Following the surprise critical and box office success of Don’t Breathe, a sequel was inevitable. Ghost House Entertainment and original director and writer Fede Alvarez (Evil Dead) took a little longer than expected to get the ball rolling. And the COVID-19 pandemic delayed its release by over a year. But Don’t Breathe 2 finally hit theaters last month. After subverting the home invasion thriller, Alvarez and co-writer, Rodo Sayagues, have again flipped the script. With Sayagues behind the camera this time, Don’t Breathe 2 turns its villain, The Blind Man, into the sequel’s ‘sort of’ hero. Unfortunately, critics have been less impressed with this switch.
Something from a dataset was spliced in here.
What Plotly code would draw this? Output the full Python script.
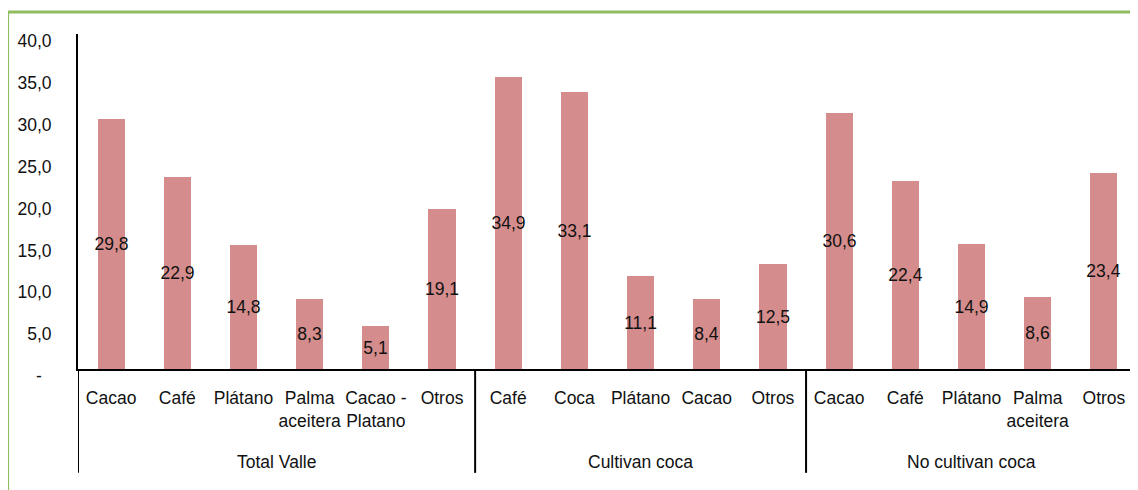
import plotly.graph_objects as go

groups = ["Total Valle", "Cultivan coca", "No cultivan coca"]
group_cats = [
    ["Cacao", "Café", "Plátano", "Palma<br>aceitera", "Cacao -<br>Platano", "Otros"],
    ["Café", "Coca", "Plátano", "Cacao", "Otros"],
    ["Cacao", "Café", "Plátano", "Palma<br>aceitera", "Otros"],
]
group_vals = [
    [29.8, 22.9, 14.8, 8.3, 5.1, 19.1],
    [34.9, 33.1, 11.1, 8.4, 12.5],
    [30.6, 22.4, 14.9, 8.6, 23.4],
]
y_ticks = [0, 5, 10, 15, 20, 25, 30, 35, 40]
y_ticktext = ["-\u00a0\u00a0", "5,0", "10,0", "15,0", "20,0", "25,0", "30,0", "35,0", "40,0"]

BAR = "#D48C8C"
GREEN = "#8FBC5F"
FONT = "Liberation Sans, Arial, sans-serif"
FS = 17.5

cats, vals = [], []
for c, v in zip(group_cats, group_vals):
    cats += c
    vals += v
xs = list(range(len(cats)))

fig = go.Figure()
fig.add_trace(go.Bar(
    x=xs, y=vals, width=0.41,
    marker=dict(color=BAR, line=dict(width=0)),
    text=[f"{v:.1f}".replace(".", ",") for v in vals],
    textposition="inside", insidetextanchor="middle", textangle=0,
    constraintext="none", cliponaxis=False,
    insidetextfont=dict(color="#111111", size=FS, family=FONT),
    hoverinfo="skip",
))

shapes = []
start = 0
bounds = [-0.5]
for c in group_cats:
    start += len(c)
    bounds.append(start - 0.5)
for b in bounds:
    shapes.append(dict(type="line", xref="x", yref="paper", x0=b, x1=b, y0=0, y1=-0.31,
                       line=dict(color="black", width=2)))
shapes.append(dict(type="rect", xref="paper", yref="paper", x0=-0.0665, x1=1.2, y0=-1, y1=1.0657,
                   line=dict(color=GREEN, width=3), fillcolor="rgba(0,0,0,0)", layer="below"))

annotations = []
start = 0
for g, c in zip(groups, group_cats):
    center = start + (len(c) - 1) / 2
    annotations.append(dict(x=center, xref="x", y=-0.278, yref="paper", text=g, showarrow=False,
                            yanchor="middle", font=dict(size=FS, color="#111111", family=FONT)))
    start += len(c)

fig.update_layout(
    width=1130, height=482, autosize=False,
    margin=dict(l=70, r=1, t=26, b=121),
    paper_bgcolor="white", plot_bgcolor="white",
    showlegend=False, bargap=0,
    font=dict(family=FONT, size=FS, color="#111111"),
    shapes=shapes, annotations=annotations,
)
fig.update_xaxes(
    range=[-0.5, len(cats) - 0.5], tickvals=xs, ticktext=cats, tickangle=0,
    showline=True, linecolor="black", linewidth=2, showgrid=False, zeroline=False,
    ticks="", ticklabelstandoff=12, tickfont=dict(size=FS, color="#111111", family=FONT),
    fixedrange=True,
)
fig.update_yaxes(
    range=[0, 40], tickvals=y_ticks, ticktext=y_ticktext,
    showline=True, linecolor="black", linewidth=2, showgrid=False, zeroline=False,
    ticks="", ticklabelstandoff=21, ticklabelshift=7,
    tickfont=dict(size=FS, color="#111111", family=FONT),
    fixedrange=True,
)

fig.write_html("out.html")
After surviving his injuries and losing his home, ex-military veteran Norman Nordstrom has once again isolated himself. But after saving a young girl from a house fire, The Blind Man has a new adopted daughter. Still bitter and fearful, Nordstrom shields ‘Phoenix’ from the outside world. However, he can’t protect Phoenix from his – or her – past. When a vicious gang breaks into his home to kidnap the girl, The Blind Man unleashes his violent fury to save the one good thing he can claim.
Don’t Breathe 2 Trades Suspense For B-Movie Action Violence
When Ghost House Entertainment released Don’t Breathe, they didn’t just deliver a refreshingly suspenseful spin on the home invasion thriller. They also produced one of the decade’s best horror movies. Like most sequels, Don’t Breathe 2 mostly doubles down on its premise. Once again criminals are breaking into The Blind Man’s home. And yet again The Blind Man turns the tables on his attackers. This time around the ‘bad guys’ are more ‘bad’ and there are more of them to up the sequel’s body count. Not surprisingly, writer and director Rodo Sayagues dials up the violence as well. In fact, Don’t Breathe 2 ratchets it up to exploitation movie levels. Here, The Blind Man displays ‘Rambo-like’ invincibility.
If Don’t Breathe was tightly paced and very much edge-of-your-seat, the sequel forgoes its horror roots.
Where Don’t Breathe 2 doesn’t double-down, however, is on the scares and suspense. If Don’t Breathe was tightly paced and very much edge-of-your-seat, the sequel forgoes its horror roots. Whether this was intentional or indicative of Fede Alvarez not returning the director’s chair, Don’t Breathe 2 works better as an action movie. Yes, the sequel looks good. The production values are good and Sayagues knows how to capture the bloody action. But for such a relentless movie, there’s little in the way of tension.
Don’t Breathe 2 Asks Audiences To Perform Some Mental Gymnastics
Perhaps the sequel’s biggest divergence is its treatment of Stephen Lang’s (VFW) Nordstrom. Don’t forget, The Blind Man abducted and forcibly impregnated a woman in the first movie in the creepiest way possible. Yet for some strange reason, Alvarez and Sayagues expect audiences to buy into Nordstrom as an ‘anti-hero’. Even if The Blind Man had some sympathetic roots, this is a big leap that requires impressive selective memory. To his credit, Lang once again makes the character compelling. He’s excellent in the role but the character works better as a villain than a flawed protagonist.
…Alvarez and Sayagues expect audiences to buy into Nordstrom as an ‘anti-hero’.
Another problem for Don’t Breathe 2 is its anemic cast of supporting characters. The sequel really misses Jane Levy and Dylan Minnette (Open House). Aside from Madelyn Grace’s ‘Phoenix’, Don’t Breathe 2 offers no one with whom to empathize. There’s no likeable characters. And the movie’s villains are largely interchangeable ‘baddies’ who just up the movie’s body count. Not even Brendan Sexton III’s ‘Raylan’ registers much as the central antagonist. He’s vaguely menacing but mostly just forgettable.
Don’t Breathe 2 …
More action, more violence, fewer scares. Sometimes less is more, which Don’t Breathe 2 works overtime to illustrate. While its predecessor was a suspenseful subversion of home invasion thrillers, Don’t Breathe 2 is an ultra-violent action movie. And if Jane Levy and Dylan Minnette made for sympathetic protagonists, the sequel populates itself with unlikeable characters. Arguably, Alvarez and Sayagues’ baffling decision to turn ‘The Blind Man’ into something of anti-hero immediately sets the sequel on the wrong course. If there’s serious interest in a third movie, Alvarez et al need to make a huge course correction.